Applying the foregoing principles, Justice Edmead determined that the Defendants had, in fact, placed their otherwise privileged documents at issue in the litigation and ordered disclosure subject to certain permissible redactions:
Whether this doctrine applies where a landlord alleges that its overcharge of tenants was unwilful, and that it had no way of discerning, at the time it bought the subject property, whether the prior receipt of J-51 benefits placed the subject units within the ambit of rent stabilization, is a novel question of law. The Court finds that the at-issue doctrine does apply in these circumstances.
The sale of the subject property was in April 2016, nearly seven years after the Court of Appeals landmark decision in Roberts v. Tishman Speyer (13 N.Y.3d 270 (2009))(holding that landlords receiving J-51 benefits may not luxury deregulate units within buildings receiving such benefit). Moreover, Roberts’ progeny had, by the time of the subject sale, made it clear that the Roberts decision applied retroactively (see Gersten v. 56 7th Ave, 88 A.D.3d 189 (1st Dep’t 2011).

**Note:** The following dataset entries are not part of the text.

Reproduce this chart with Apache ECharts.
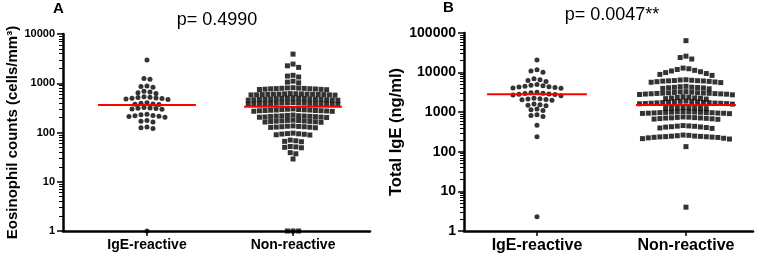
<!DOCTYPE html>
<html>
<head>
<meta charset="utf-8">
<script src="https://cdn.jsdelivr.net/npm/echarts@6/dist/echarts.min.js"></script>
<style>
  html, body { margin: 0; padding: 0; background: #fff; }
  #main { width: 765px; height: 259px; }
</style>
</head>
<body>
<div id="main"></div>
<script>
var groups = ['IgE-reactive', 'Non-reactive'];

// panel A: eosinophil counts (cells/mm3)
var eosIgE = [2950, 1250, 1200, 880, 860, 830, 690, 665, 640, 620,
  530, 522, 512, 503, 497, 488, 480, 470, 400, 392, 381, 376, 370,
  321, 314, 309, 306, 300, 295, 236, 229, 221, 218, 214, 211, 205,
  176, 170, 164, 129, 125, 121, 1];
var eosNon = [3900, 2450, 2260, 2100, 1450, 1400, 1340, 1100, 1055, 1020,
  812, 803, 796, 790, 786, 779, 774, 771, 764, 758, 751, 746, 740,
  616, 612, 609, 607, 604, 601, 600, 597, 594, 592, 589, 588, 584, 581, 579, 574,
  500, 498, 494, 490, 489, 485, 481, 479, 477, 472, 470, 468, 463, 461, 458, 454, 452,
  406, 402, 399, 397, 396, 392, 389, 388, 386, 383, 382, 380, 379, 376, 373, 372, 370,
  301, 297, 293, 292, 289, 286, 285, 283, 280, 279, 277, 276, 273, 270, 269,
  226, 222, 219, 218, 216, 215, 213, 212, 210, 207, 206, 204, 202,
  178, 176, 175, 172, 171, 170, 168, 167, 165, 163, 161,
  136, 134, 133, 131, 131, 129, 128, 127, 125,
  97, 95, 94, 93, 92, 90, 89,
  70, 68, 66, 65,
  52, 51, 50, 49,
  39, 37, 29,
  1, 1, 1];

// panel B: total IgE (ng/ml)
var igeIgE = [20800, 11800, 11000, 10200, 7000, 6600, 6300, 6000,
  5000, 4800, 4650, 4500, 4400, 4300, 4200, 4100, 4000,
  3200, 3100, 3000, 2950, 2900, 2850, 2800, 2700, 2600,
  2250, 2200, 2150, 2100, 2050, 2000,
  1600, 1550, 1500, 1450, 1200, 1150, 1100, 860, 820, 780,
  470, 240, 2.3];
var igeNon = [64000, 26000, 24000, 22000,
  13000, 12500, 12000, 11400, 11000, 10500, 10000, 9500, 9000, 8500,
  6600, 6500, 6400, 6300, 6250, 6200, 6150, 6100, 6000, 5900, 5800, 5700, 5600,
  4500, 4400, 4300, 4250, 4200, 4150, 4100, 4000, 3900,
  3300, 3250, 3200, 3150, 3100, 3080, 3050, 3020, 3000, 2980, 2950, 2920, 2900, 2870, 2850, 2800, 2750,
  2450, 2400, 2350, 2300, 2280, 2250, 2200, 2150,
  1900, 1880, 1850, 1820, 1800, 1780, 1760, 1750, 1740, 1720, 1700, 1690, 1680, 1660, 1650, 1630, 1600,
  1320, 1300, 1290, 1280, 1260, 1250, 1240, 1230,
  1040, 1030, 1020, 1010, 1000, 995, 990, 980, 975, 970, 960, 950, 945, 940, 930, 920,
  760, 750, 740, 730, 720, 715, 710, 700, 690, 680, 670, 660,
  460, 450, 445, 440, 430, 425, 420, 410, 400, 390,
  265, 260, 255, 250, 248, 245, 242, 240, 238, 235, 232, 230, 225, 220, 215, 210,
  135, 4];

var eosMedian = [360, 335];
var igeMedian = [2850, 1520];

var eosMax = 10000;
var igeMax = 100000;

var font = 'Arial, "Liberation Sans", sans-serif';
var halfWidth = 0.335;

var rectA = { left: 63, top: 34, width: 307, height: 197 };
var rectB = { left: 464, top: 33, width: 289, height: 198 };

function minorTicks(max) {
  var list = [];
  for (var d = 0; Math.pow(10, d) < max; d++) {
    for (var k = 2; k <= 9; k++) list.push(d + Math.log10(k));
  }
  return list;
}

function xAxisOf(gi, min, max, fs) {
  return {
    gridIndex: gi, type: 'value', min: min, max: max, z: 5,
    axisLine: { onZero: false, lineStyle: { color: '#000', width: 2.5 } },
    axisTick: { customValues: [0, 1], length: 5, lineStyle: { color: '#000', width: 1.5 } },
    axisLabel: {
      customValues: [0, 1], margin: 7, color: '#000', fontWeight: 'bold', fontSize: fs, fontFamily: font,
      formatter: function (v) { return groups[Math.round(v)]; }
    },
    splitLine: { show: false }
  };
}

function yAxisOf(gi, max, name, fs, nfs, gap) {
  return {
    gridIndex: gi, type: 'log', logBase: 10, min: 1, max: max, z: 5, position: 'left',
    name: name, nameLocation: 'middle', nameGap: gap, nameRotate: 90,
    nameTextStyle: { color: '#000', fontWeight: 'bold', fontSize: nfs, fontFamily: font },
    axisLine: { onZero: false, lineStyle: { color: '#000', width: 2.5 } },
    axisTick: { length: 6, lineStyle: { color: '#000', width: 1.5 } },
    axisLabel: {
      margin: 8, color: '#000', fontWeight: 'bold', fontSize: fs, fontFamily: font,
      formatter: function (v) { return String(Math.round(v)); }
    },
    splitLine: { show: false }
  };
}

// log minor ticks: a right-side axis pulled back onto the left edge, ticks pointing outward-left
function minorAxisOf(gi, max, width) {
  return {
    gridIndex: gi, type: 'value', min: 0, max: Math.log10(max), z: 6,
    position: 'right', offset: -width,
    axisLine: { show: false, onZero: false },
    axisTick: { show: true, inside: true, customValues: minorTicks(max), length: 4, lineStyle: { color: '#000', width: 1 } },
    axisLabel: { show: false },
    splitLine: { show: false }
  };
}

function medianLine(xi, yi, center, v) {
  return {
    type: 'line', xAxisIndex: xi, yAxisIndex: yi, z: 4, symbol: 'none', silent: true,
    lineStyle: { color: '#ff0000', width: 2 },
    data: [[center - halfWidth, v], [center + halfWidth, v]]
  };
}

var chart = echarts.init(document.getElementById('main'), null, { renderer: 'canvas' });

var option = {
  animation: false,
  backgroundColor: '#fff',
  grid: [rectA, rectB],
  xAxis: [xAxisOf(0, -0.575, 1.527, 14), xAxisOf(1, -0.49, 1.45, 16)],
  yAxis: [
    yAxisOf(0, eosMax, 'Eosinophil counts (cells/mm³)', 11, 15, 43),
    yAxisOf(1, igeMax, 'Total IgE (ng/ml)', 14, 16.5, 58),
    minorAxisOf(0, eosMax, rectA.width),
    minorAxisOf(1, igeMax, rectB.width)
  ],
  graphic: [
    { type: 'text', x: 53, y: 1, style: { text: 'A', font: 'bold 15px ' + font, fill: '#000' } },
    { type: 'text', x: 443, y: 0, style: { text: 'B', font: 'bold 15px ' + font, fill: '#000' } },
    { type: 'text', x: 217, y: 11, style: { text: 'p= 0.4990', font: '18px ' + font, fill: '#000', textAlign: 'center' } },
    { type: 'text', x: 612, y: 6, style: { text: 'p= 0.0047**', font: '18px ' + font, fill: '#000', textAlign: 'center' } }
  ],
  series: []
};
chart.setOption(option);

// lay the points out in rows like a column scatter plot
function swarm(values, center, xi, yi, step) {
  var f = { xAxisIndex: xi, yAxisIndex: yi };
  var unit = chart.convertToPixel(f, [1, 1])[0] - chart.convertToPixel(f, [0, 1])[0];
  var pts = values.map(function (v) {
    return { v: v, py: chart.convertToPixel(f, [center, v])[1] };
  });
  pts.sort(function (a, b) { return a.py - b.py; });
  var rows = [], cur = [];
  pts.forEach(function (p) {
    if (cur.length && p.py - cur[cur.length - 1].py > 1.8) { rows.push(cur); cur = []; }
    cur.push(p);
  });
  if (cur.length) rows.push(cur);
  var out = [];
  rows.forEach(function (row) {
    var n = row.length, slots = [];
    for (var i = 0; i < n; i++) slots.push((i - (n - 1) / 2) * step);
    slots.sort(function (a, b) { return Math.abs(a) - Math.abs(b) || a - b; });
    row.forEach(function (p, i) { out.push([center + slots[i] / unit, p.v]); });
  });
  return out;
}

function dots(data, xi, yi, shape) {
  return {
    type: 'scatter', xAxisIndex: xi, yAxisIndex: yi, symbol: shape, symbolSize: 5,
    itemStyle: { color: '#000' }, data: data
  };
}

chart.setOption({
  series: [
    dots(swarm(eosIgE, 0, 0, 0, 6), 0, 0, 'circle'),
    dots(swarm(eosNon, 1, 0, 0, 5.6), 0, 0, 'rect'),
    dots(swarm(igeIgE, 0, 1, 1, 6), 1, 1, 'circle'),
    dots(swarm(igeNon, 1, 1, 1, 5.8), 1, 1, 'rect'),
    medianLine(0, 0, 0, eosMedian[0]),
    medianLine(0, 0, 1, eosMedian[1]),
    medianLine(1, 1, 0, igeMedian[0]),
    medianLine(1, 1, 1, igeMedian[1])
  ]
});
</script>
</body>
</html>
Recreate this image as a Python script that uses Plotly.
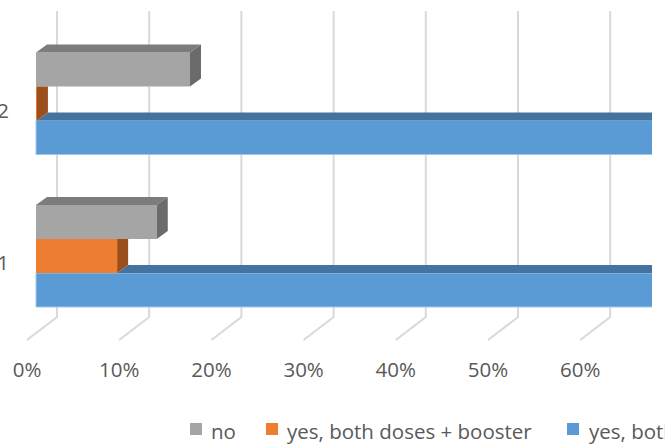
import plotly.graph_objects as go

# ---------------- data ----------------
categories = ["1", "2"]
series_names = ["no", "yes, both doses + booster", "yes, both doses"]
no_vals = [0.131, 0.167]
booster_vals = [0.088, 0.001]
both_doses_vals = [0.781, 0.832]
x_tick_vals = [0.0, 0.1, 0.2, 0.3, 0.4, 0.5, 0.6]
x_tick_text = ["0%", "10%", "20%", "30%", "40%", "50%", "60%"]

# ---------------- layout constants (pixels) ----------------
W, H = 665, 444
L, R = 20, 652          # plot area left/right
T, B = 0, 345           # plot area top/bottom
ZERO_PX = 36            # pixel of value 0 on bar front faces
PX_PER_UNIT = 922.0
CAT_PX = 152.5
CAT0_PX = 256.0         # pixel of first category centre
BARGAP = 0.331
DEPTH_DX, DEPTH_DY = 11, 8   # 3-D depth of bars in px

FONT = "Open Sans"
FS = 20.5
TXT = "#595959"
GRID = "#D9D9D9"

x_lo = -(ZERO_PX - L) / PX_PER_UNIT
x_hi = x_lo + (R - L) / PX_PER_UNIT
y_lo = -(B - CAT0_PX) / CAT_PX
y_hi = y_lo + (B - T) / CAT_PX
dx = DEPTH_DX / PX_PER_UNIT
dy = DEPTH_DY / CAT_PX

# series drawn bottom -> top inside each group
series = [
    dict(name=series_names[2], vals=both_doses_vals, front="#5B9BD5", top="#44739F", side="#3E6A93",
         edge=dict(color="#A3C6E8", width=1)),
    dict(name=series_names[1], vals=booster_vals, front="#ED7D31", top="#B85F24", side="#9C4F1D",
         edge=dict(width=0)),
    dict(name=series_names[0], vals=no_vals, front="#A5A5A5", top="#7C7C7C", side="#6B6B6B",
         edge=dict(width=0)),
]
n = len(series)
bw = (1 - BARGAP) / n
ypos = list(range(len(categories)))

fig = go.Figure()
shapes = []

def path(pts):
    return "M " + " L ".join(f"{x},{y}" for x, y in pts) + " Z"

for k, s in enumerate(series):
    off = -(1 - BARGAP) / 2 + k * bw
    fig.add_trace(go.Bar(
        x=s["vals"], y=ypos, orientation="h", name=s["name"],
        width=bw, offset=off, marker=dict(color=s["front"], line=s["edge"]),
        showlegend=False, hoverinfo="x+name",
    ))
    for c in ypos:
        v = s["vals"][c]
        a = series[k + 1]["vals"][c] if k + 1 < n else 0.0
        y0 = c + off
        y1 = y0 + bw
        if v > a:
            top = [(a, y1), (v, y1), (v + dx, y1 + dy), (a + dx, y1 + dy)]
            side = [(v, y0), (v + dx, y0 + dy), (v + dx, y1 + dy), (v, y1)]
            shapes.append(dict(type="path", xref="x", yref="y", path=path(top),
                               fillcolor=s["top"], line=dict(width=0), layer="above"))
        else:
            ytop = y1 + max(0.0, v + dx - a) * dy / dx
            side = [(v, y0), (v + dx, y0 + dy), (v + dx, ytop)]
            if a < v + dx:
                side.append((a, y1))
            side.append((v, y1))
        shapes.append(dict(type="path", xref="x", yref="y", path=path(side),
                           fillcolor=s["side"], line=dict(width=0), layer="above"))

# back-wall gridlines + floor diagonals, anchored at tick values
GRID_BACK = 21      # px right of bar-front scale
GRID_FRONT = -9     # px of floor front edge
for tv in x_tick_vals:
    shapes.append(dict(
        type="path", xref="x", yref="paper", xsizemode="pixel", ysizemode="pixel",
        xanchor=tv, yanchor=0,
        path=f"M {GRID_BACK},{B - 11} L {GRID_BACK},{B - 317} L {GRID_FRONT},{B - 340}",
        line=dict(color=GRID, width=2), fillcolor="rgba(0,0,0,0)", layer="below",
    ))

# manual legend (clipped at the right edge like the original)
def xp(px):
    return (px - L) / (R - L)

def yp(py):
    return (B - py) / (B - T)

legend_order = [series[2], series[1], series[0]]
legend_sq_x = [190, 266, 567]
legend_txt_x = [209, 285, 587]
SQ = 12
LEG_Y = 429
annotations = []
for s, sx, tx in zip(legend_order, legend_sq_x, legend_txt_x):
    shapes.append(dict(type="rect", xref="paper", yref="paper",
                       x0=xp(sx), x1=xp(sx + SQ), y0=yp(LEG_Y + SQ / 2), y1=yp(LEG_Y - SQ / 2),
                       fillcolor=s["front"], line=dict(width=0)))
    annotations.append(dict(xref="paper", yref="paper", x=xp(tx), y=yp(LEG_Y + 1.5),
                            xanchor="left", yanchor="middle", text=s["name"], showarrow=False,
                            font=dict(family=FONT, size=FS, color=TXT)))

fig.update_layout(
    width=W, height=H,
    margin=dict(l=L, r=W - R, t=T, b=H - B, pad=0, autoexpand=False),
    paper_bgcolor="white", plot_bgcolor="white",
    barmode="overlay",
    showlegend=False,
    shapes=shapes,
    annotations=annotations,
    font=dict(family=FONT, size=FS, color=TXT),
    xaxis=dict(range=[x_lo, x_hi], tickvals=x_tick_vals, ticktext=x_tick_text,
               showgrid=False, zeroline=False, showline=False, ticks="",
               ticklabelshift=-9, ticklabelstandoff=10,
               tickfont=dict(family=FONT, size=FS, color=TXT)),
    yaxis=dict(range=[y_lo, y_hi], tickvals=ypos, ticktext=categories,
               showgrid=False, zeroline=False, showline=False, ticks="",
               ticklabelshift=7, ticklabelstandoff=10,
               tickfont=dict(family=FONT, size=FS, color=TXT)),
)

fig.write_html(
    "out.html",
    config={"displayModeBar": False},
    post_script="document.body.style.margin='0';document.body.style.overflow='hidden';",
)
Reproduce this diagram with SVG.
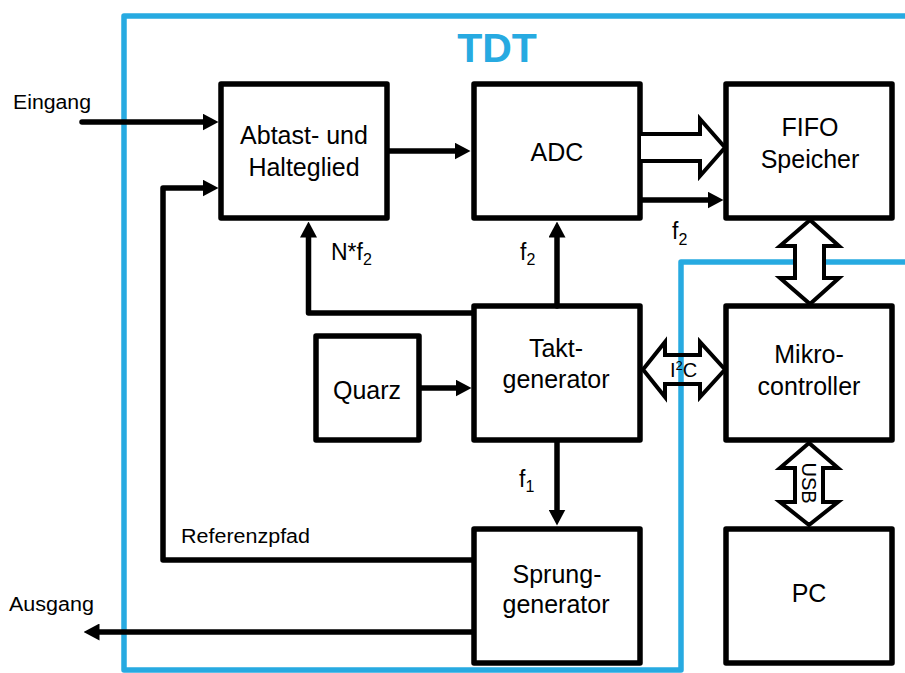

Thus, it is reasonable to conclude that the Buyer Defendants’ Due Diligence Report may contain statements as to the legal status of plaintiffs’ apartments. To the extent that it does, plaintiffs are entitled to a redacted copy of the Due Diligence Report, as this evidence would rebut the Buyer Defendants’ allegations regarding their own ignorance. Failing to order the Buyer Defendants’ to turn over portions of the Due Diligence Report that relate to the legal status of the apartments within the subject property would deprive plaintiffs of vital information relating to an issue that Buyer Defendants have brought into play. Portions of the Due Diligence Report that do not relate to the regulatory status of the apartments remain privileged and are properly redacted [bold added].
The Court’s determination that the Defendants’ election to assert a position which ultimately resulted in the disclosure of otherwise privileged documents serves as a reminder that counsel must maintain a global perspective on the litigation end zone and the ramifications which correspond with the route thereto.